J’ai fait aussi des choix de couleurs, que l’on ressent imperceptiblement, afin de donner une touche moderne à l’histoire.
Et aussi des choix techniques.
H.L : Nous avons tourné à Haddon Hall, dans un manoir médiéval, et en amont du tournage, nous avons construit des ponts lumière dont les structures étaient cachées dans les murs rajoutés pour cela.

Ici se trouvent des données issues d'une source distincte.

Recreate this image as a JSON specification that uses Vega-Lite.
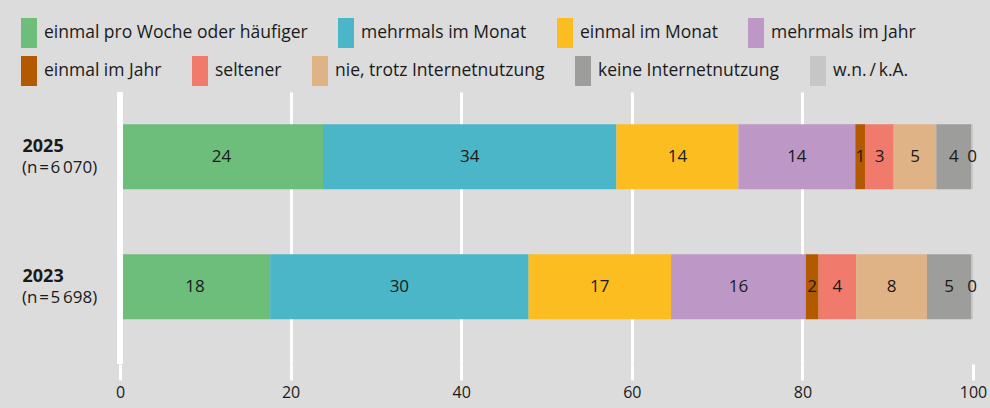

Beaucoup de projecteurs LED en wireless, utilisés autant pour les jours que pour les nuits, bougies à l’image, ainsi que feu de cheminée comme source principale, lune sombre et colorée aux travers des fenêtres, et un soleil coloré également, sur les objets et les murs. Pas trop sur les personnages car cela aurait rendu notre concept trop évident, car bien évidemment on s’arrange pour ne jamais être "au-dessus" de l’histoire.
Quel est le lien le plus évident entre l’image de Firebrand et le type de film qu’est Firebrand ?
H.L : L’osmose. Le plus important, c’était d’être en osmose avec ces "personnages royaux" que nous filmions. Dans l’histoire racontée, ils ont des tempéraments changeants, ils n’ont pas de "très bons caractères", ni de "très mauvais caractères", ce sont des êtres humains avec tous leur défauts et leur qualités, rien de linéaire dans ce contexte de trahison, beaucoup de non-dits, de mensonges, de foi et de croyance mal placées, d’ego, d’amour, de violences, de gaité, de rire, et le regard de Karim et le mien étaient comme si on "s’amusait avec eux". C’est ça le lien, cette énergie qui se dégage dans le film, et l’image (cadre et lumière) qui ne fait que suivre et décrire leur état.
Les trois piliers pour orchestrer l’alliance image/personnages.
H.L : Beaucoup de travail de préparation : sur papier, des plans d’éclairage à faire, à effacer, à refaire, à modifier en fonction de la taille des pièces, des supports à cacher en déco. Dans certains espaces, nous avons utilisé des ballons (LEDs à l’intérieur).
Beaucoup de plaisir à travailler, avec une équipe anglaise impeccable.
Une énergie positive de la part de la production, de Karim, qui reste essentielle à notre époque.